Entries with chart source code

____________________

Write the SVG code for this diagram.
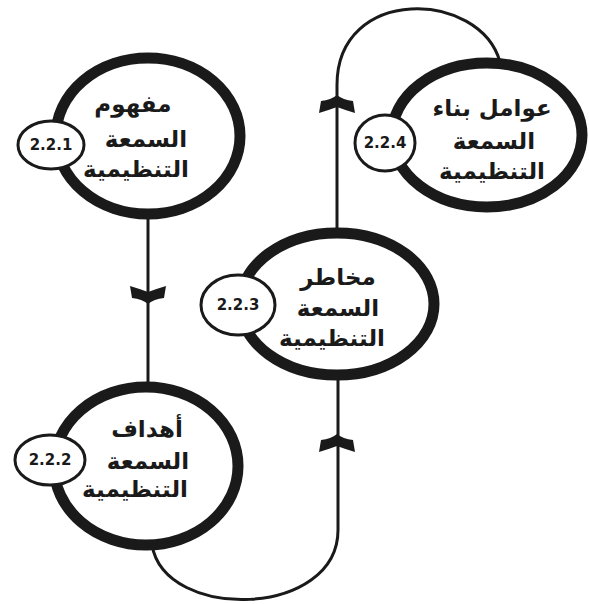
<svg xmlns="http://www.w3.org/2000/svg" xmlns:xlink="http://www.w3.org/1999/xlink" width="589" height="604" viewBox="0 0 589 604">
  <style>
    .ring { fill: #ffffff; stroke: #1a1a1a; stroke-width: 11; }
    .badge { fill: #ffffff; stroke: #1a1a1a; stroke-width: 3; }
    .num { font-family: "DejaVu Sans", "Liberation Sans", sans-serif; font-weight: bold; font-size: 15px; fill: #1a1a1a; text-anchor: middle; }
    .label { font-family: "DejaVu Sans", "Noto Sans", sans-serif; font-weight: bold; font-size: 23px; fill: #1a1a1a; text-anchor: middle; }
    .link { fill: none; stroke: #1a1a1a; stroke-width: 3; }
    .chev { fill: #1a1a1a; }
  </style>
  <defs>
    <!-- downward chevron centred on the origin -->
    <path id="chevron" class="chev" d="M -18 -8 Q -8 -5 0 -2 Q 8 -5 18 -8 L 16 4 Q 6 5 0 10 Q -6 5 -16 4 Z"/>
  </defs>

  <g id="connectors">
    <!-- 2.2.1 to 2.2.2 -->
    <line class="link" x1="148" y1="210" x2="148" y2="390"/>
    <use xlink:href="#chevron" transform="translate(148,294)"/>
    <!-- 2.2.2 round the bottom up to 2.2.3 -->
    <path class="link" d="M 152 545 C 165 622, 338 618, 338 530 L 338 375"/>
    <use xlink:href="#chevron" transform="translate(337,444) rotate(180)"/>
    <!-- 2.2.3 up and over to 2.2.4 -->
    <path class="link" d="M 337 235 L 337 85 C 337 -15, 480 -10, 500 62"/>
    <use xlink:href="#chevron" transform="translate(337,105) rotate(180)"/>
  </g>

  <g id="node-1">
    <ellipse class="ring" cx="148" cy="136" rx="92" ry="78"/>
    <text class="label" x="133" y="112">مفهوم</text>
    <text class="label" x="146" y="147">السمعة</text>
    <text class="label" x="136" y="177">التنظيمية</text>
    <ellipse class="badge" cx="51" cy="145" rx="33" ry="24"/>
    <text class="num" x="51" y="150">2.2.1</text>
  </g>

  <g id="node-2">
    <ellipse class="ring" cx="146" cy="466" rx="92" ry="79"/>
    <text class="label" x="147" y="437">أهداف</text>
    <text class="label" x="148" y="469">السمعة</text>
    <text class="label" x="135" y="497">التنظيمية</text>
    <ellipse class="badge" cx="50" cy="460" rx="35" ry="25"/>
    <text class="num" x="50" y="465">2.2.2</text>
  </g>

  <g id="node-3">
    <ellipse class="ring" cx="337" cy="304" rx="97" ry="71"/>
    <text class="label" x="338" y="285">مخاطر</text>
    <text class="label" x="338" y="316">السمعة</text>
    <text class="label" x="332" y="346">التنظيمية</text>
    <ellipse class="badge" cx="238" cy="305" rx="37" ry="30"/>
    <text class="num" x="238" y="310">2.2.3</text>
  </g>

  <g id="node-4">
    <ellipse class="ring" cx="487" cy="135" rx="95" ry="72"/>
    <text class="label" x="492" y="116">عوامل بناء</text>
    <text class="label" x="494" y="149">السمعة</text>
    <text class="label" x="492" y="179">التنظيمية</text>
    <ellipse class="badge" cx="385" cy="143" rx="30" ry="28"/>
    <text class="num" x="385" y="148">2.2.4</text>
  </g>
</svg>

____________________

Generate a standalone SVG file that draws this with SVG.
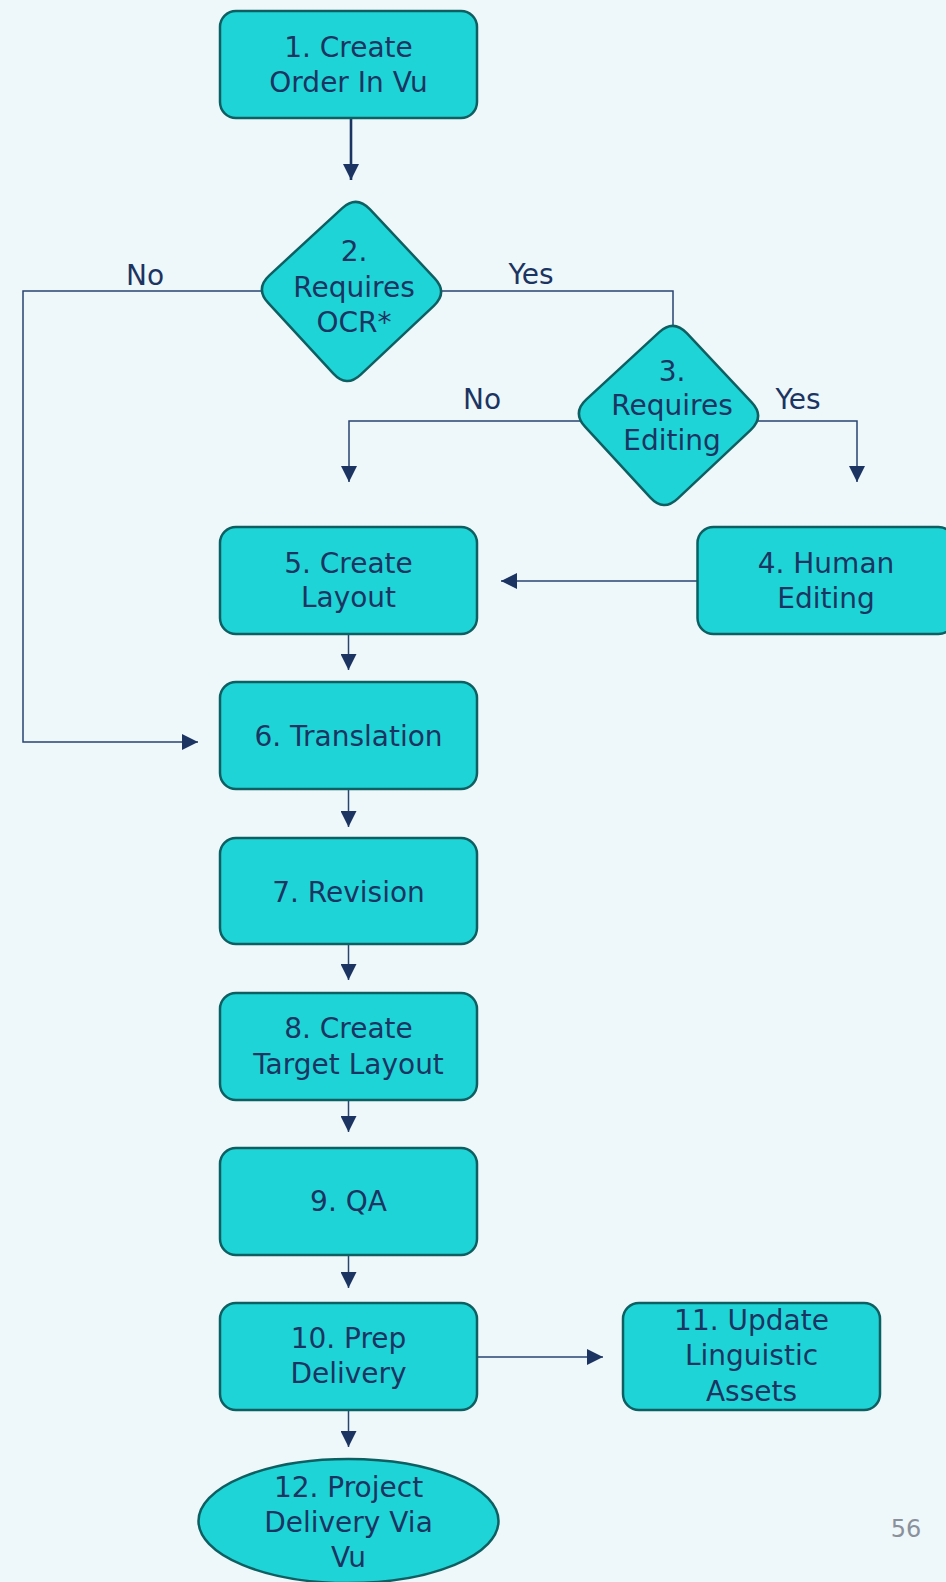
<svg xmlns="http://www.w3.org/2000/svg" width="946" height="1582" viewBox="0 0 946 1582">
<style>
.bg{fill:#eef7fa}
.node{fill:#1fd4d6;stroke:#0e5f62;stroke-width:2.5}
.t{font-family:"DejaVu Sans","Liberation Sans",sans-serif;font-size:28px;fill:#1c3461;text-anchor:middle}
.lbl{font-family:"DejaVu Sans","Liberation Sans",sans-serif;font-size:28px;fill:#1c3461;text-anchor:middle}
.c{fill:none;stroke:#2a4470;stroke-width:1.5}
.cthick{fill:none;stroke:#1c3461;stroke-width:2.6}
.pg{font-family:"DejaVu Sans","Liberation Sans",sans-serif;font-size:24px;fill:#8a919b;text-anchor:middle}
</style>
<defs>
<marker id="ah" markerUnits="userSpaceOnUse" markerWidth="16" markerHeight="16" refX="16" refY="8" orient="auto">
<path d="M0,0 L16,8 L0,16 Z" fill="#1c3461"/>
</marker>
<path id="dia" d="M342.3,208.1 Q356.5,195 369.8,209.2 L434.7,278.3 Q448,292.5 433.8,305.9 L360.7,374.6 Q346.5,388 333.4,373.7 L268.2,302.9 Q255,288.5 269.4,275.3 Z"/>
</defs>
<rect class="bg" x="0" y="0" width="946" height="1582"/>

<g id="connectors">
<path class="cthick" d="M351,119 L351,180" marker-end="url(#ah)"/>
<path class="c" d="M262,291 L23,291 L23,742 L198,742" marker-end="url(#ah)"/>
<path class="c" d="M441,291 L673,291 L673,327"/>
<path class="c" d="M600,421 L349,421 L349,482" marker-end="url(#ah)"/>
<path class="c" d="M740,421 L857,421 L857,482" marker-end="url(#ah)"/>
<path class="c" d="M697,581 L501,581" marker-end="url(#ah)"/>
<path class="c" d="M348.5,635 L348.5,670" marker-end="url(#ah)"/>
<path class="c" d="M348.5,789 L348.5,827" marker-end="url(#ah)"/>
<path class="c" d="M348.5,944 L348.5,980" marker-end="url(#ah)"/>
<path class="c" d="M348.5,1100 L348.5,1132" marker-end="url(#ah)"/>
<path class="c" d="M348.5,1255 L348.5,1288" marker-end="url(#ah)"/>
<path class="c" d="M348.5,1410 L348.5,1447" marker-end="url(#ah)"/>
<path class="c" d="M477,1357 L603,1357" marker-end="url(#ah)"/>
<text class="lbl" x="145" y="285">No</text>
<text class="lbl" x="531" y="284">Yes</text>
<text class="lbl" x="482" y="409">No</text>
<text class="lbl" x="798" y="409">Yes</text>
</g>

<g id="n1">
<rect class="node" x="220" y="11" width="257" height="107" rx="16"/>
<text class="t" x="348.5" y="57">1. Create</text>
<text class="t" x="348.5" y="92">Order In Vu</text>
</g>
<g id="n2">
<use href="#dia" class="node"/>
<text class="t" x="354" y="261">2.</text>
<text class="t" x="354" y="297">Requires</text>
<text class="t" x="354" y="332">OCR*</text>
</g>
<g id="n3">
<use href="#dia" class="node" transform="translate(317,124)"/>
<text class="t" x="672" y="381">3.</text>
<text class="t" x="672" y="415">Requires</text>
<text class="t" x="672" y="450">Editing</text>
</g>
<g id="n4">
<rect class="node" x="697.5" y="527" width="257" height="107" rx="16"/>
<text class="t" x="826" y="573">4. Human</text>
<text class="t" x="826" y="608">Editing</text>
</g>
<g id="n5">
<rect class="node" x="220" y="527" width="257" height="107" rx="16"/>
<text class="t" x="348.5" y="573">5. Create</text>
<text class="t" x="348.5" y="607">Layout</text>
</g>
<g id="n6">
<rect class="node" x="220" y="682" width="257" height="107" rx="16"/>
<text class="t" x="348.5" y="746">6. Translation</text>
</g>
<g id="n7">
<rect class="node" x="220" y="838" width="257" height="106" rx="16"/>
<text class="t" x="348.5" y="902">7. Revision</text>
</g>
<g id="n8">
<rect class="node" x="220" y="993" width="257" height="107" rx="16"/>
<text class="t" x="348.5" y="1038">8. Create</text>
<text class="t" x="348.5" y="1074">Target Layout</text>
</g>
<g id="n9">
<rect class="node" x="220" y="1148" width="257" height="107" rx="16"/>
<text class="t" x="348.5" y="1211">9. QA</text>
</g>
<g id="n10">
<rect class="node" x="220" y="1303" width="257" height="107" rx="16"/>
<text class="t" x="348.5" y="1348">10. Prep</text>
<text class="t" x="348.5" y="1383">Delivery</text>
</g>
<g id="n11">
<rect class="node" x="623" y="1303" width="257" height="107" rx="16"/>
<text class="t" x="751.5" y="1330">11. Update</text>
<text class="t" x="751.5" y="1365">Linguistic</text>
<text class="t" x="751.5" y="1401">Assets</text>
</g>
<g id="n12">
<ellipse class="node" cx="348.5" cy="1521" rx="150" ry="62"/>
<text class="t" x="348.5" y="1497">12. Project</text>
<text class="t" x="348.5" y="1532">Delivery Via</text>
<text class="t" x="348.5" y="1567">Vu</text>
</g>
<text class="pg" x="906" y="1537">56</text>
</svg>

____________________

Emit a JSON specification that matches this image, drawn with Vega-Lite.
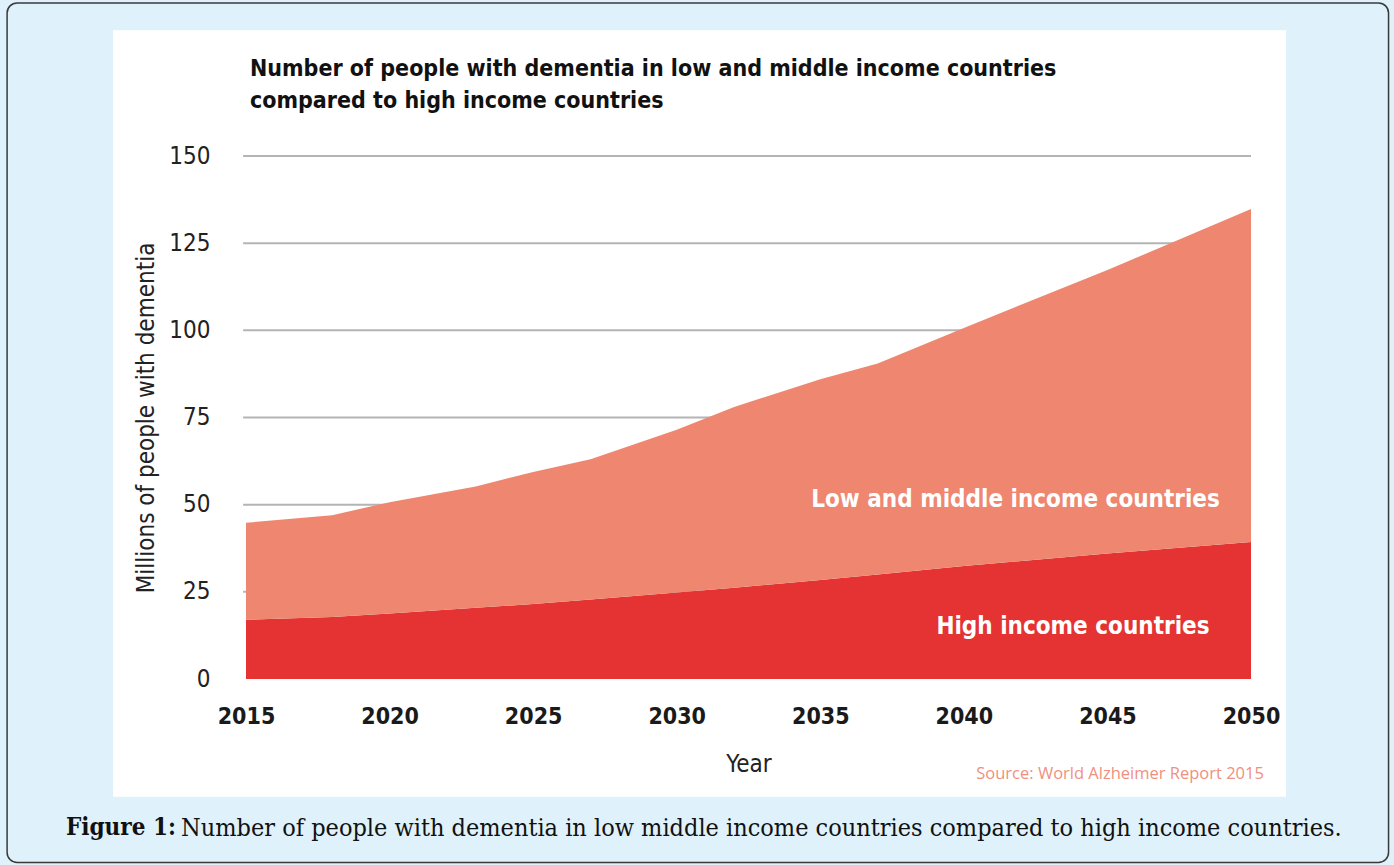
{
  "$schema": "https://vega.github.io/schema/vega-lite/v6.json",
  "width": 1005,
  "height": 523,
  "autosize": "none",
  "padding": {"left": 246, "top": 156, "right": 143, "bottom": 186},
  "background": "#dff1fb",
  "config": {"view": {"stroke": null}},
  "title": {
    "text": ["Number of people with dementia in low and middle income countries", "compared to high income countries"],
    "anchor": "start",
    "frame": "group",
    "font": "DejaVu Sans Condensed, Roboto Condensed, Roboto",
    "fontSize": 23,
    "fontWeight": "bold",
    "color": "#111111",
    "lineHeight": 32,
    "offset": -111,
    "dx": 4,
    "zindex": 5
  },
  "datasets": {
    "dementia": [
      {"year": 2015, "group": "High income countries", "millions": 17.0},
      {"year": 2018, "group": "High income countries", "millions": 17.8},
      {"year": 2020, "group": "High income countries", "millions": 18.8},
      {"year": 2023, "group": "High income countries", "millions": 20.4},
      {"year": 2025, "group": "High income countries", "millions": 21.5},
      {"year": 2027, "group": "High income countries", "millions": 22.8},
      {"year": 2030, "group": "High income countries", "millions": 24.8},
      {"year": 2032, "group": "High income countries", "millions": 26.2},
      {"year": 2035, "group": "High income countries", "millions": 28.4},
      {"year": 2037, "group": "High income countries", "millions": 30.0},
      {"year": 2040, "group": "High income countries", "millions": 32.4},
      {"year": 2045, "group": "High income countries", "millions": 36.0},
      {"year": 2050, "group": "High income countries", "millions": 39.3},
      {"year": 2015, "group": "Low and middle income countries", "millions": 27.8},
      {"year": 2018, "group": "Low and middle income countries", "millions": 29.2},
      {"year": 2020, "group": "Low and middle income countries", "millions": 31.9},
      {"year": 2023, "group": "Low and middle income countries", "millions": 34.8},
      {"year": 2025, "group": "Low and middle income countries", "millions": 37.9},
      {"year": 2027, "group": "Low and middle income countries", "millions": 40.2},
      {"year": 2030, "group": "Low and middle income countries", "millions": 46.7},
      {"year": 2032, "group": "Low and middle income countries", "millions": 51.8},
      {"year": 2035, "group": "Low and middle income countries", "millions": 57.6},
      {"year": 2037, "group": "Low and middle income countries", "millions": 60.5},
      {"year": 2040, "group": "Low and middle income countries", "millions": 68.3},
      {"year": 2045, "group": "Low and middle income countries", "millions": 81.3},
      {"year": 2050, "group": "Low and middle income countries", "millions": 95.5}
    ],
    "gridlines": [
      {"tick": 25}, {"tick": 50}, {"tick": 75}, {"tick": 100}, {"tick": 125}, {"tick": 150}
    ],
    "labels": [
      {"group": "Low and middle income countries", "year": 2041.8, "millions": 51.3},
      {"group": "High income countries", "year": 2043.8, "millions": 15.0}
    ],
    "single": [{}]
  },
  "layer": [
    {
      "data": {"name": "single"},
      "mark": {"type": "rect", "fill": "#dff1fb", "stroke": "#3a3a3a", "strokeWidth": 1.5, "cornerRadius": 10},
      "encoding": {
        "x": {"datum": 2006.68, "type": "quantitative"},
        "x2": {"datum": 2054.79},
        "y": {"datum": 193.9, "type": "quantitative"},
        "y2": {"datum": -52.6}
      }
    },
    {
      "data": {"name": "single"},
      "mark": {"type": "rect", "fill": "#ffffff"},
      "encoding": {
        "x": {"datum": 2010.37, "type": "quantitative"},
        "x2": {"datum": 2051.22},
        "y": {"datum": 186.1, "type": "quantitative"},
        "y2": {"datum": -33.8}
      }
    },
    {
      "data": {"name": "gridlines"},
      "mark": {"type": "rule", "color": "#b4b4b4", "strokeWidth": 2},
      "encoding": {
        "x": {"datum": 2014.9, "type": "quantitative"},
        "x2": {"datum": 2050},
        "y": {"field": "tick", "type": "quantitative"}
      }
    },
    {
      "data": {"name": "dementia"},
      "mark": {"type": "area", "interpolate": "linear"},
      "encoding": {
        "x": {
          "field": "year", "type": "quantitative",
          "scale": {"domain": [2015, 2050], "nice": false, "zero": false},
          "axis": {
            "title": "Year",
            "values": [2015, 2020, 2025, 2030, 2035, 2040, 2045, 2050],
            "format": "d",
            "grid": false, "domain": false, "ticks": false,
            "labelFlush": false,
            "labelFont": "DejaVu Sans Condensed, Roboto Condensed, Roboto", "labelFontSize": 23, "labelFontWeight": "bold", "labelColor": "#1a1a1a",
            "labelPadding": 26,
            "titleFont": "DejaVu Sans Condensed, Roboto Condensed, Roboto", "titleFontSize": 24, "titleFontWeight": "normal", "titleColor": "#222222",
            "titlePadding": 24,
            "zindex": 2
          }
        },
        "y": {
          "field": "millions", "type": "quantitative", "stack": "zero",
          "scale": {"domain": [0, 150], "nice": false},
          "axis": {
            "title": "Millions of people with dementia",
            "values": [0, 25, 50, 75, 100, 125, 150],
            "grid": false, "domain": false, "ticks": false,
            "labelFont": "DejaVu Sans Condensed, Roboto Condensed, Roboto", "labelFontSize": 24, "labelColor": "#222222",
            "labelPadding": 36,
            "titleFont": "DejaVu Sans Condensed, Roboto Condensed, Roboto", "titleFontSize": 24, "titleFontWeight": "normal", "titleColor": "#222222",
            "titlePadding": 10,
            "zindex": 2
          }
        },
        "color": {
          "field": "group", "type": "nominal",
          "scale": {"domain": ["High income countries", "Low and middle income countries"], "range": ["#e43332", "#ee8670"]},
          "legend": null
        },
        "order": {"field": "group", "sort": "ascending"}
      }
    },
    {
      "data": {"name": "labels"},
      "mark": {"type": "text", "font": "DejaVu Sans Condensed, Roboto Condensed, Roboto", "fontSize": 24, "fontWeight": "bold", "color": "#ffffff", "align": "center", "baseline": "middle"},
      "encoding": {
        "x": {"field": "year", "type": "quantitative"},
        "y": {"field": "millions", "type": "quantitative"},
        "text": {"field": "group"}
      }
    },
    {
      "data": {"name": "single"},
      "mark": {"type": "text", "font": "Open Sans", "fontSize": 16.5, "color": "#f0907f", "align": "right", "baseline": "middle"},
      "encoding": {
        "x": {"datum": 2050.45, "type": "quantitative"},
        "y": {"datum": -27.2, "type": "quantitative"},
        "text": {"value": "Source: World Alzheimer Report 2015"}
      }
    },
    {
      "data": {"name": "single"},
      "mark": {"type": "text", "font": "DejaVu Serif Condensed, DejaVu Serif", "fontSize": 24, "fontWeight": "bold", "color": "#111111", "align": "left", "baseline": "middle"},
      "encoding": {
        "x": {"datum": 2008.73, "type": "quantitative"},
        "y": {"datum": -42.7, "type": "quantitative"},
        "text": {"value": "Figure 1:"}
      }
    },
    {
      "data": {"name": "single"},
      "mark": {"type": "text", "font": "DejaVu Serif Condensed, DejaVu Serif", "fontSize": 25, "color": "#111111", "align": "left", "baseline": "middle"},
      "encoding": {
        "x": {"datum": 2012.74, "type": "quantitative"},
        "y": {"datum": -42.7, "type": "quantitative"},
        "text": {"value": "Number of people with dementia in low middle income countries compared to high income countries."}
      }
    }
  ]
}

____________________

→ PROBLEM DESCRIPTION: Find the word "this" in the material, then list each line that holds it.

→ WRITTEN REPLY:
Write the SVG code for this diagram.
Generate a standalone SVG file that draws this with SVG.
Emit a JSON specification that matches this image, drawn with Vega-Lite.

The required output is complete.